Repeat exactly, and only, the lines from the one that contains "Output the Python" to the one that contains "plt.rcParams['font.family'] = ['Noto", both ends included. Omit every picture.

------------------------------------------------------------------------

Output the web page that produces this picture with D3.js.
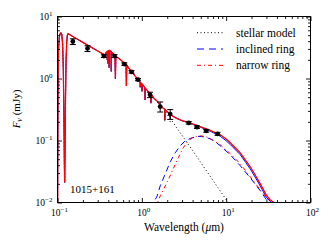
<!DOCTYPE html>
<html><head><meta charset="utf-8">
<script src="https://cdn.jsdelivr.net/npm/d3@7"></script>
<style>
html,body{margin:0;padding:0;background:#fff;}
text{font-family:"Liberation Serif","Times New Roman",serif;fill:#000;}
</style></head>
<body><svg id="c" width="330" height="250"></svg>
<script>
// ---------- data ----------
const xTickExps = [-1, 0, 1, 2];
const yTickExps = [-2, -1, 0, 1];
const legendLabels = ["stellar model", "inclined ring", "narrow ring"];
const starName = "1015+161";

// photometry (wavelength μm, flux mJy, error mJy)
const photWave = [0.152, 0.227, 0.355, 0.475, 0.62, 0.755, 0.90, 1.25, 1.65, 2.17, 3.6, 4.5, 5.8, 7.9];
const photFlux = [3.95, 3.05, 2.30, 2.30, 1.71, 1.28, 0.96, 0.546, 0.353, 0.267, 0.193, 0.164, 0.143, 0.128];
const photErr  = [0.42, 0.33, 0.12, 0.12, 0.08, 0.06, 0.04, 0.055, 0.065, 0.048, 0.009, 0.008, 0.007, 0.007];

// stellar model [wavelength, flux]
const stellarModel = [
 [0.1000,0.004],[0.1006,0.03],[0.1012,0.3],[0.1020,1.5],[0.1032,3.2],[0.1050,4.6],[0.1075,5.3],
 [0.1100,5.45],[0.1125,5.1],[0.1150,3.6],[0.1172,1.4],[0.1192,0.25],[0.1207,0.04],[0.1216,0.021],
 [0.1226,0.05],[0.1242,0.4],[0.1262,1.8],[0.1285,3.8],[0.1310,5.0],[0.1335,5.28],[0.1400,5.1],
 [0.150,4.8],[0.175,4.25],[0.200,3.82],[0.250,3.20],[0.300,2.78],[0.340,2.52],[0.358,2.44],
 [0.3646,2.2],[0.3700,2.45],[0.3760,2.6],[0.3820,2.68],[0.3870,2.72],[0.3889,2.0],[0.3905,2.74],
 [0.3950,2.76],[0.3970,1.75],[0.3990,2.78],[0.4080,2.82],[0.4102,1.49],[0.4125,2.83],[0.4200,2.82],
 [0.4310,2.72],[0.4340,1.30],[0.4370,2.68],[0.4500,2.58],[0.4800,2.33],[0.4861,0.99],[0.4920,2.29],
 [0.550,2.04],[0.600,1.85],[0.650,1.67],[0.6563,0.76],[0.663,1.64],[0.700,1.47],
 [0.800,1.17],[0.8204,1.12],[0.900,0.97],[0.9546,0.87],[0.958,0.72],[0.962,0.86],
 [1.000,0.82],[1.005,0.62],[1.010,0.81],[1.088,0.71],[1.094,0.45],[1.100,0.70],
 [1.20,0.61],[1.274,0.56],[1.282,0.40],[1.290,0.555],[1.31,0.545],[1.40,0.47],[1.50,0.43],[1.65,0.365],
 [1.80,0.315],[1.866,0.305],[1.875,0.20],[1.884,0.30],[2.00,0.262],[2.158,0.228],[2.166,0.20],
 [2.174,0.226],[2.377,0.191],[2.6,0.16],[3.0,0.121],[3.5,0.089],[4.0,0.069],[4.5,0.0545],
 [5.0,0.044],[6.0,0.0307],[7.0,0.0226],[8.0,0.0173],[9.0,0.0137],[10.0,0.0111],[11.0,0.0092],[12.0,0.0077]
];

// star + ring totals beyond 1.31 μm
const narrowTotalIR = [
 [1.40,0.475],[1.50,0.44],[1.65,0.375],[1.80,0.33],[1.866,0.32],[1.875,0.215],[1.884,0.318],
 [2.0,0.29],[2.158,0.266],[2.166,0.235],[2.174,0.263],[2.377,0.243],[2.6,0.228],[3.0,0.21],
 [3.5,0.198],[4.0,0.186],[4.5,0.175],[5.0,0.166],[5.6,0.157],[6.48,0.146],[7.5,0.133],
 [8.51,0.1235],[10,0.106],[11.19,0.0918],[13,0.075],[14.7,0.0633],[17,0.048],[19.3,0.0377],
 [22,0.028],[25.4,0.020],[29.9,0.0133],[33,0.0112],[36.7,0.0100],[40,0.0088]
];
const inclinedTotalIR = [
 [1.40,0.475],[1.50,0.44],[1.65,0.375],[1.80,0.33],[1.866,0.32],[1.875,0.215],[1.884,0.318],
 [2.0,0.29],[2.158,0.266],[2.166,0.235],[2.174,0.263],[2.377,0.243],[2.6,0.227],[3.0,0.208],
 [3.5,0.195],[4.0,0.183],[4.5,0.172],[5.0,0.163],[5.6,0.153],[6.48,0.141],[7.5,0.128],
 [8.51,0.117],[10,0.099],[11.19,0.086],[13,0.070],[14.7,0.059],[17,0.0445],[19.3,0.0348],
 [22,0.0258],[25.4,0.0184],[29.9,0.0122],[34.3,0.0100],[38,0.0085]
];

// dust ring emission alone
const inclinedRing = [
 [1.30,0.008],[1.377,0.0100],[1.523,0.0128],[1.653,0.0186],[1.895,0.029],[2.173,0.0453],[2.49,0.0633],
 [2.855,0.0822],[3.27,0.0989],[3.75,0.108],[4.54,0.117],[5.35,0.115],[6.48,0.1065],[7.43,0.0953],
 [8.51,0.0822],[11.19,0.0588],[14.7,0.0391],[19.3,0.025],[25.4,0.0155],[31.6,0.0100],[34,0.0088]
];
const narrowRing = [
 [1.45,0.008],[1.536,0.0100],[1.653,0.0128],[1.794,0.016],[2.057,0.0232],[2.358,0.035],[2.703,0.0526],
 [3.10,0.0762],[3.55,0.0989],[4.07,0.1127],[4.93,0.119],[5.81,0.115],[6.84,0.1026],[8.51,0.0853],
 [11.19,0.0613],[14.7,0.0421],[19.3,0.026],[25.4,0.016],[33.4,0.0100],[36,0.0088]
];

// ---------- drawing ----------
const L = 57.5, R = 310.5, T = 16.5, B = 202.5;
const svg = d3.select("#c");
const x = d3.scaleLog().domain([0.1, 100]).range([L, R]);
const y = d3.scaleLog().domain([0.01, 10]).range([B, T]);

svg.append("defs").append("clipPath").attr("id", "clip")
  .append("rect").attr("x", L).attr("y", T).attr("width", R - L).attr("height", B - T);

const plot = svg.append("g").attr("clip-path", "url(#clip)");
const line = d3.line().x(d => x(d[0])).y(d => y(d[1]));

const uvOpt = stellarModel.filter(d => d[0] <= 1.31);
const inclinedTotal = uvOpt.concat(inclinedTotalIR);
const narrowTotal = uvOpt.concat(narrowTotalIR);

plot.append("path").datum(stellarModel).attr("d", line)
  .attr("fill", "none").attr("stroke", "#000").attr("stroke-width", 1).attr("stroke-dasharray", "1,2.5");
plot.append("path").datum(inclinedTotal).attr("d", line)
  .attr("fill", "none").attr("stroke", "#0000ff").attr("stroke-width", 1);
plot.append("path").datum(narrowTotal).attr("d", line)
  .attr("fill", "none").attr("stroke", "#ff0000").attr("stroke-width", 1.3);
plot.append("path").datum(inclinedRing).attr("d", line)
  .attr("fill", "none").attr("stroke", "#0000ff").attr("stroke-width", 1).attr("stroke-dasharray", "6,4");
plot.append("path").datum(narrowRing).attr("d", line)
  .attr("fill", "none").attr("stroke", "#ff0000").attr("stroke-width", 1).attr("stroke-dasharray", "4,3,1,3");

// photometry
const phot = photWave.map((w, i) => ({w, f: photFlux[i], e: photErr[i]}));
const pg = svg.append("g");
phot.forEach(p => {
  const cx = x(p.w), y1 = y(p.f + p.e), y0 = y(p.f - p.e);
  pg.append("line").attr("x1", cx).attr("x2", cx).attr("y1", y0).attr("y2", y1).attr("stroke", "#000").attr("stroke-width", 1);
  pg.append("line").attr("x1", cx - 3).attr("x2", cx + 3).attr("y1", y0).attr("y2", y0).attr("stroke", "#000").attr("stroke-width", 1);
  pg.append("line").attr("x1", cx - 3).attr("x2", cx + 3).attr("y1", y1).attr("y2", y1).attr("stroke", "#000").attr("stroke-width", 1);
  pg.append("circle").attr("cx", cx).attr("cy", y(p.f)).attr("r", 2.4).attr("fill", "#000");
});

// axes with inward ticks
function minorVals(dom) {
  const out = [];
  for (let e = Math.round(Math.log10(dom[0])); e < Math.round(Math.log10(dom[1])); e++)
    for (let k = 2; k <= 9; k++) out.push(k * Math.pow(10, e));
  return out;
}
const xMaj = xTickExps.map(e => Math.pow(10, e));
const yMaj = yTickExps.map(e => Math.pow(10, e));
const ax = svg.append("g");
function addAxis(gen, vals, size, tr) {
  const g = ax.append("g").attr("transform", tr)
    .call(gen.tickValues(vals).tickSizeInner(-size).tickSizeOuter(0).tickFormat(""));
  g.select(".domain").remove();
  g.selectAll("line").attr("stroke", "#000").attr("stroke-width", 0.9);
}
addAxis(d3.axisBottom(x), xMaj, 4.5, `translate(0,${B})`);
addAxis(d3.axisBottom(x), minorVals(x.domain()), 2.5, `translate(0,${B})`);
addAxis(d3.axisTop(x), xMaj, 4.5, `translate(0,${T})`);
addAxis(d3.axisTop(x), minorVals(x.domain()), 2.5, `translate(0,${T})`);
addAxis(d3.axisLeft(y), yMaj, 4.5, `translate(${L},0)`);
addAxis(d3.axisLeft(y), minorVals(y.domain()), 2.5, `translate(${L},0)`);
addAxis(d3.axisRight(y), yMaj, 4.5, `translate(${R},0)`);
addAxis(d3.axisRight(y), minorVals(y.domain()), 2.5, `translate(${R},0)`);

svg.append("rect").attr("x", L).attr("y", T).attr("width", R - L).attr("height", B - T)
  .attr("fill", "none").attr("stroke", "#000").attr("stroke-width", 1);

function expLabel(g, e, px, py, anchor) {
  const t = g.append("text").attr("x", px).attr("y", py).attr("text-anchor", anchor).attr("font-size", 9.5);
  t.append("tspan").text("10");
  t.append("tspan").attr("dy", -4).attr("font-size", 7).text(e < 0 ? "\u2212" + (-e) : String(e));
}
xTickExps.forEach(e => expLabel(svg, e, x(Math.pow(10, e)) + 2, 215.5, "middle"));
yTickExps.forEach(e => expLabel(svg, e, 52.5, y(Math.pow(10, e)) + 3.5, "end"));

// axis titles
const xl = svg.append("text").attr("x", 184).attr("y", 231).attr("text-anchor", "middle").attr("font-size", 11.5);
xl.append("tspan").text("Wavelength (");
xl.append("tspan").attr("font-style", "italic").text("\u03bc");
xl.append("tspan").text("m)");

const yl = svg.append("text").attr("transform", "translate(19.5,109) rotate(-90)").attr("text-anchor", "middle").attr("font-size", 11);
yl.append("tspan").attr("font-style", "italic").text("F");
yl.append("tspan").attr("font-style", "italic").attr("font-size", 8).attr("dy", 2).text("\u03bd");
yl.append("tspan").attr("dy", -2).text(" (mJy)");

svg.append("text").attr("x", 70).attr("y", 193.3).attr("font-size", 11).text(starName);

// legend
const legStyles = [
  {stroke: "#000", dash: "1,2.5"},
  {stroke: "#0000ff", dash: "7,5"},
  {stroke: "#ff0000", dash: "4,3,1,3"}
];
const legY = [32.7, 49, 65.3];
legendLabels.forEach((lab, i) => {
  svg.append("line").attr("x1", 197).attr("x2", 223).attr("y1", legY[i]).attr("y2", legY[i])
    .attr("stroke", legStyles[i].stroke).attr("stroke-width", 1).attr("stroke-dasharray", legStyles[i].dash);
  svg.append("text").attr("x", 236).attr("y", legY[i] + 3.8).attr("font-size", 11.5).text(lab);
});
</script></body></html>
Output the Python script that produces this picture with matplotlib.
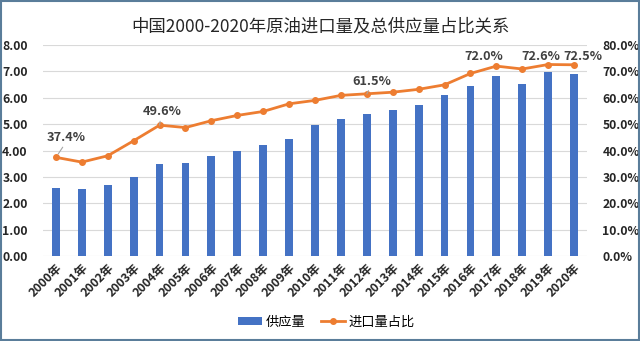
import matplotlib
matplotlib.use("Agg")
import matplotlib.pyplot as plt
from matplotlib.patches import Rectangle
from matplotlib.ticker import FuncFormatter

plt.rcParams['font.family'] = ['Noto Sans CJK SC', 'DejaVu Sans']

years = [f"{y}年" for y in range(2000, 2021)]
supply = [2.57, 2.53, 2.69, 3.00, 3.47, 3.52, 3.79, 3.98, 4.21, 4.45, 4.98,
          5.20, 5.38, 5.52, 5.73, 6.12, 6.44, 6.82, 6.53, 6.98, 6.91]
share = [37.4, 35.6, 38.0, 43.7, 49.6, 48.7, 51.3, 53.3, 54.8, 57.7, 59.0,
         60.9, 61.5, 62.1, 63.2, 64.9, 69.2, 72.0, 70.9, 72.6, 72.5]
labelled = {0: (7.6, 14.0, True), 4: (2.1, 9.5, True), 12: (3.6, 9.0, True),
            17: (-8.9, 7.2, False), 19: (-5.6, 6.0, False), 20: (6.5, 6.3, False)}

title = "中国2000-2020年原油进口量及总供应量占比关系"
bar_color = "#4472C4"
line_color = "#ED7D31"
txt = "#262626"

fig = plt.figure(figsize=(6.4, 3.41), dpi=100)
ax = fig.add_axes([43/640, 1-256/341, 544/640, 211/341])
ax2 = ax.twinx()

x = list(range(len(years)))
ax.bar(x, supply, width=0.3, color=bar_color, zorder=2, label="供应量")
ax2.plot(x, share, color=line_color, lw=2, marker='o', ms=4, zorder=3, label="进口量占比")

ax.set_xlim(-0.5, len(years) - 0.5)
ax.set_ylim(0, 8)
ax2.set_ylim(0, 80)
ax.set_yticks([i for i in range(9)])
ax2.set_yticks([i*10 for i in range(9)])
ax.yaxis.set_major_formatter(FuncFormatter(lambda v, p: f"{v:.2f}"))
ax2.yaxis.set_major_formatter(FuncFormatter(lambda v, p: f"{v:.1f}%"))
ax.grid(axis='y', color='#d9d9d9', lw=0.8, zorder=0)
ax.set_axisbelow(True)
for a in (ax, ax2):
    for s in a.spines.values():
        s.set_visible(False)
    a.tick_params(length=0, labelsize=8.8, labelcolor=txt)
ax.tick_params(axis='y', pad=11)
ax2.tick_params(axis='y', pad=11)
ax.set_xticks(x)
ax.set_xticklabels(years, rotation=45, ha='right', rotation_mode='anchor',
                   fontsize=8.8, fontweight='bold', color=txt)
for lab in ax.get_yticklabels() + ax2.get_yticklabels():
    lab.set_fontweight('bold')
ax.tick_params(axis='x', pad=4)

for i, (dx, dy, leader) in labelled.items():
    kw = {}
    if leader:
        kw['arrowprops'] = dict(arrowstyle='-', color='#a6a6a6', lw=0.8,
                                shrinkA=0, shrinkB=3, relpos=(0.45, 0.0))
    ax2.annotate(f"{share[i]:.1f}%", (i, share[i]), xytext=(dx, dy),
                 textcoords='offset points', ha='center', va='center',
                 fontsize=9.2, fontweight='bold', color='#404040', zorder=5,
                 annotation_clip=False, **kw)

fig.text(0.5, 1-26/341, title, ha='center', va='center', fontsize=12.5, color=txt)

h1, l1 = ax.get_legend_handles_labels()
h2, l2 = ax2.get_legend_handles_labels()
fig.legend(h1 + h2, l1 + l2, loc='center', bbox_to_anchor=(0.51, 1-322/341),
           ncol=2, frameon=False, fontsize=9.5, handlelength=1.8, handleheight=0.5,
           columnspacing=1.2, handletextpad=0.3)

fig.patches.append(Rectangle((0.002, 0.003), 0.996, 0.994, transform=fig.transFigure,
                             fill=False, edgecolor='#5a7d9a', lw=1.5))

fig.savefig("out.png", dpi=100)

------------------------------------------------------------------------

*Answer below*.
Output the Python script that produces this picture with matplotlib.
import matplotlib
matplotlib.use("Agg")
import matplotlib.pyplot as plt
from matplotlib.patches import Rectangle
from matplotlib.ticker import FuncFormatter

plt.rcParams['font.family'] = ['Noto Sans CJK SC', 'DejaVu Sans']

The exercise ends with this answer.